Date of Award

2011

Degree Type

Thesis

Degree Name

Doctor of Philosophy

Program

Visual Arts

Supervisor

Prof. Patrick Mahon

Abstract

Sculpture is an equivocal medium, at once occupying the abstract space of representation and the real space of the viewer. This dual nature often produces an uncanny or monstrous experience for the viewer who feels drawn into the space of the work, and who is met by its disruptive, but evasive presence. This monstrous condition is revealed in modem and contemporary sculptural practices that have sought to complicate the dynamics of the relationship that sculpture has had with the furniture used in its production and display. Manipulations of the pedestal and the workbench, in various degrees of integration with the work, demonstrate (a word connected to revealing and monstrosity) this monstrous condition by providing both a transition and a barrier at the borders of meaning.

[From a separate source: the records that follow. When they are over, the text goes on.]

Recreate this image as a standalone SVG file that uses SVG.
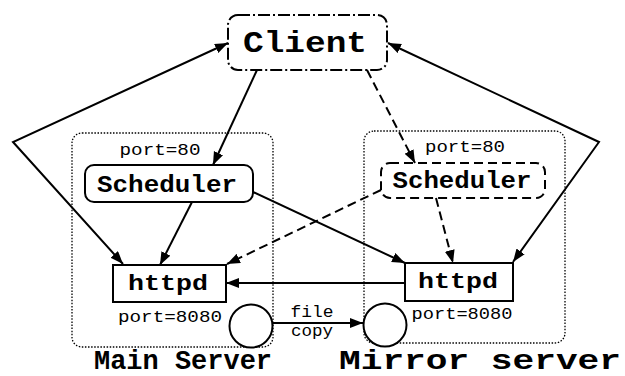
<svg xmlns="http://www.w3.org/2000/svg" width="625" height="376" viewBox="0 0 625 376">
<style>
.mono{font-family:"Liberation Mono","DejaVu Sans Mono",monospace;fill:#000}
.b{font-weight:bold}
.cont{fill:none;stroke:#000;stroke-width:1.3;stroke-dasharray:1.5 1.6}
.box{fill:#fff;stroke:#000;stroke-width:2}
.dbox{fill:#fff;stroke:#000;stroke-width:2;stroke-dasharray:9 5}
.cbox{fill:#fff;stroke:#000;stroke-width:2;stroke-dasharray:12 3 2 3}
.ln{fill:none;stroke:#000;stroke-width:2}
.dl{fill:none;stroke:#000;stroke-width:2;stroke-dasharray:9 5}
</style>
<defs>
<marker id="ah" markerUnits="userSpaceOnUse" markerWidth="14" markerHeight="12" refX="13" refY="5" orient="auto">
<path d="M0,0 L13,5 L0,10 Z" fill="#000"/>
</marker>
<marker id="ahs" markerUnits="userSpaceOnUse" markerWidth="14" markerHeight="12" refX="13" refY="5" orient="auto-start-reverse">
<path d="M0,0 L13,5 L0,10 Z" fill="#000"/>
</marker>
</defs>
<g id="main-server">
<rect class="cont" x="72" y="133" width="201" height="214" rx="10"/>
<text class="mono b" x="183" y="369" font-size="28" text-anchor="middle" textLength="178" lengthAdjust="spacingAndGlyphs">Main Server</text>
</g>
<g id="mirror-server">
<rect class="cont" x="364" y="131" width="201" height="212" rx="10"/>
<text class="mono b" x="480" y="369" font-size="28" text-anchor="middle" textLength="282" lengthAdjust="spacingAndGlyphs">Mirror server</text>
</g>
<g id="client">
<rect class="cbox" x="228" y="15" width="159" height="55" rx="10"/>
<text class="mono b" x="305" y="52" font-size="29" text-anchor="middle" textLength="124" lengthAdjust="spacingAndGlyphs">Client</text>
</g>
<g id="scheduler-main">
<text class="mono" x="160" y="155" font-size="17" text-anchor="middle" textLength="81" lengthAdjust="spacingAndGlyphs">port=80</text>
<rect class="box" x="85" y="165" width="168" height="37" rx="9"/>
<text class="mono b" x="167" y="192" font-size="23" text-anchor="middle" textLength="140" lengthAdjust="spacingAndGlyphs">Scheduler</text>
</g>
<g id="scheduler-mirror">
<text class="mono" x="465" y="152" font-size="17" text-anchor="middle" textLength="80" lengthAdjust="spacingAndGlyphs">port=80</text>
<rect class="dbox" x="381" y="163" width="164" height="35" rx="9"/>
<text class="mono b" x="462" y="188" font-size="23" text-anchor="middle" textLength="139" lengthAdjust="spacingAndGlyphs">Scheduler</text>
</g>
<g id="httpd-main">
<rect class="box" x="113" y="265" width="113" height="37"/>
<text class="mono b" x="168" y="290" font-size="22" text-anchor="middle" textLength="80" lengthAdjust="spacingAndGlyphs">httpd</text>
<text class="mono" x="170" y="322" font-size="17" text-anchor="middle" textLength="104" lengthAdjust="spacingAndGlyphs">port=8080</text>
</g>
<g id="httpd-mirror">
<rect class="box" x="405" y="263" width="108" height="38"/>
<text class="mono b" x="458" y="288" font-size="22" text-anchor="middle" textLength="80" lengthAdjust="spacingAndGlyphs">httpd</text>
<text class="mono" x="462" y="319" font-size="17" text-anchor="middle" textLength="101" lengthAdjust="spacingAndGlyphs">port=8080</text>
</g>
<g id="store-main">
<circle class="box" cx="251" cy="326" r="21.5"/>
</g>
<g id="store-mirror">
<circle class="box" cx="385" cy="325" r="21.5"/>
</g>
<g id="connectors">
<polyline class="ln" points="228,43 13,142 123,264" marker-start="url(#ahs)" marker-end="url(#ah)"/>
<polyline class="ln" points="388,43 599,142 513,262" marker-start="url(#ahs)" marker-end="url(#ah)"/>
<line class="ln" x1="257" y1="70" x2="213" y2="165" marker-end="url(#ah)"/>
<line class="dl" x1="367" y1="70" x2="415" y2="163" marker-end="url(#ah)"/>
<line class="ln" x1="192" y1="202" x2="160" y2="265" marker-end="url(#ah)"/>
<line class="ln" x1="253" y1="192" x2="405" y2="263" marker-end="url(#ah)"/>
<line class="dl" x1="381" y1="190" x2="227" y2="264" marker-end="url(#ah)"/>
<line class="dl" x1="436" y1="198" x2="453" y2="263" marker-end="url(#ah)"/>
<line class="ln" x1="405" y1="283" x2="226" y2="283" marker-end="url(#ah)"/>
<line class="ln" x1="273" y1="323" x2="363" y2="323" marker-end="url(#ah)"/>
<text class="mono" x="312" y="317" font-size="16" text-anchor="middle" textLength="43" lengthAdjust="spacingAndGlyphs">file</text>
<text class="mono" x="312" y="336" font-size="16" text-anchor="middle" textLength="42" lengthAdjust="spacingAndGlyphs">copy</text>
</g>
</svg>
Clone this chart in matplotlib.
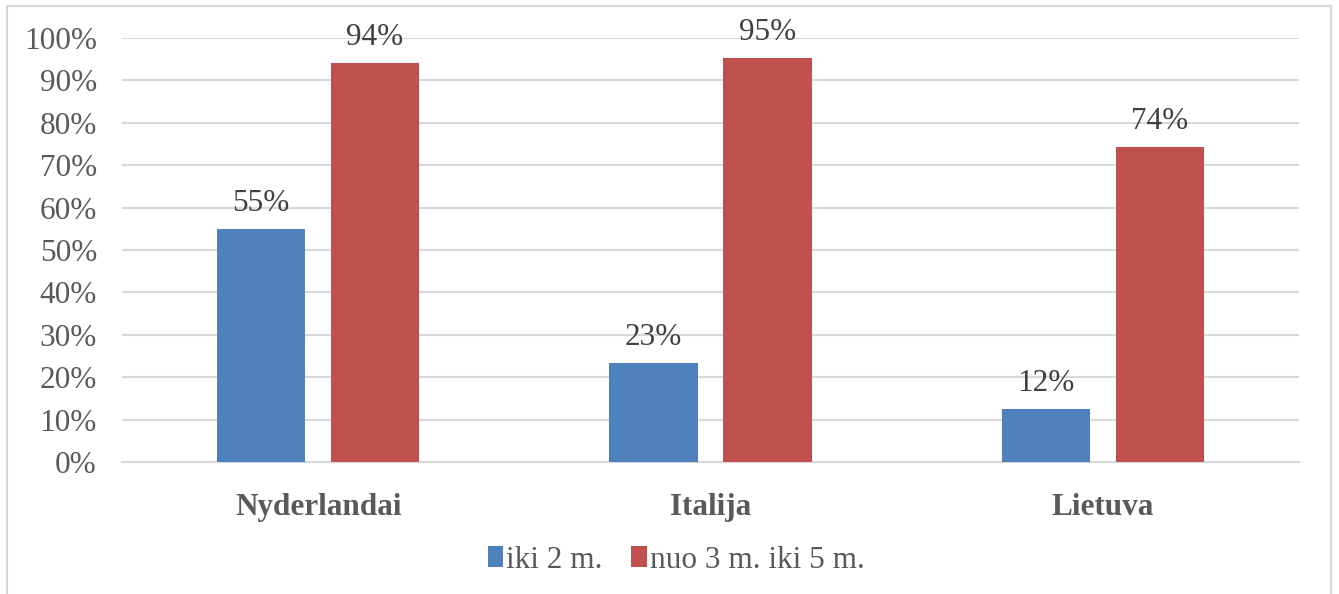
import matplotlib
matplotlib.use("Agg")
import matplotlib.pyplot as plt
import numpy as np
from matplotlib.patches import Rectangle

categories = ["Nyderlandai", "Italija", "Lietuva"]
series_names = ["iki 2 m.", "nuo 3 m. iki 5 m."]
iki2 = [55.0, 23.4, 12.4]
nuo3 = [94.2, 95.2, 74.4]
labels_iki2 = ["55%", "23%", "12%"]
labels_nuo3 = ["94%", "95%", "74%"]
yticks = [0, 10, 20, 30, 40, 50, 60, 70, 80, 90, 100]

plt.rcParams['font.family'] = ['Liberation Serif', 'DejaVu Serif']
txt = '#595959'
fs = 22.5

fig = plt.figure(figsize=(13.39, 5.94), dpi=100)
W, H = 1339, 594
ax = fig.add_axes([122 / W, 1 - 462 / H, (1299 - 122) / W, (462 - 38) / H])

x = np.arange(len(categories))
bw = 0.225
off = 0.145
b1 = ax.bar(x - off, iki2, bw, color='#4F81BD', label=series_names[0], zorder=3)
b2 = ax.bar(x + off, nuo3, bw, color='#C0504D', label=series_names[1], zorder=3)

for rect, lab in zip(b1, labels_iki2):
    ax.text(rect.get_x() + rect.get_width() / 2, rect.get_height() + 2.6, lab,
            ha='center', va='bottom', fontsize=fs, color='#404040')
for rect, lab in zip(b2, labels_nuo3):
    ax.text(rect.get_x() + rect.get_width() / 2, rect.get_height() + 2.6, lab,
            ha='center', va='bottom', fontsize=fs, color='#404040')

ax.set_xlim(-0.5, 2.5)
ax.set_ylim(0, 100)
ax.set_yticks(yticks)
ax.set_yticklabels([f"{v}%" for v in yticks], fontsize=fs, color=txt)
ax.set_xticks(x)
ax.set_xticklabels(categories, fontsize=fs, fontweight='bold', color=txt)
ax.tick_params(axis='both', length=0)
ax.tick_params(axis='y', pad=18)
ax.tick_params(axis='x', pad=22)
ax.grid(axis='y', color='#D9D9D9', linewidth=1.5, zorder=0)
for s in ['top', 'right', 'left']:
    ax.spines[s].set_visible(False)
ax.spines['bottom'].set_color('#D9D9D9')
ax.spines['bottom'].set_linewidth(1.5)

leg = fig.legend(handles=[b1, b2], loc='center', bbox_to_anchor=(676 / W, 1 - 560 / H),
                 ncol=2, frameon=False, fontsize=fs, handlelength=0.5, handleheight=0.65,
                 handletextpad=0.1, columnspacing=0.9)
for t in leg.get_texts():
    t.set_color(txt)

fig.patches.append(Rectangle((7 / W, -0.05), (1331 - 7) / W, 1 - 6 / H + 0.05,
                             transform=fig.transFigure, fill=False,
                             edgecolor='#D9D9D9', linewidth=1.5))

fig.savefig("out.png", dpi=100)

In fulfillment of the Project-Based Stream of the PhD in Art and Visual Culture, the material in this thesis consists of three parts. The first part is a written thesis that utilizes an image from the 1931 film version of Frankenstein as a model for looking at sculptural practices and the furniture of its production and display. The second is a record of my studio research, which is based in sculpture and is directly engaged in the questions described here. Workbench forms used to produce sculptural artifacts are then used as ‘pedestals’ in the context of an exhibition. This work culminates in an exhibition at the McIntosh Gallery, in London Ontario. The third part documents Parker Branch, an ongoing collaborative curatorial project of which I am a part. The project consists of a small museum space that mounts a rotating exhibition program of found objects, with an emphasis on lateral diversions in meaning engendered by manipulations of traditional taxonomic systems. What is shared among these projects is an engagement with material artifacts and the mechanisms by which they are displayed. Each project explores the ways in which those mechanisms shape the production of meaning through various corruptions in linear development.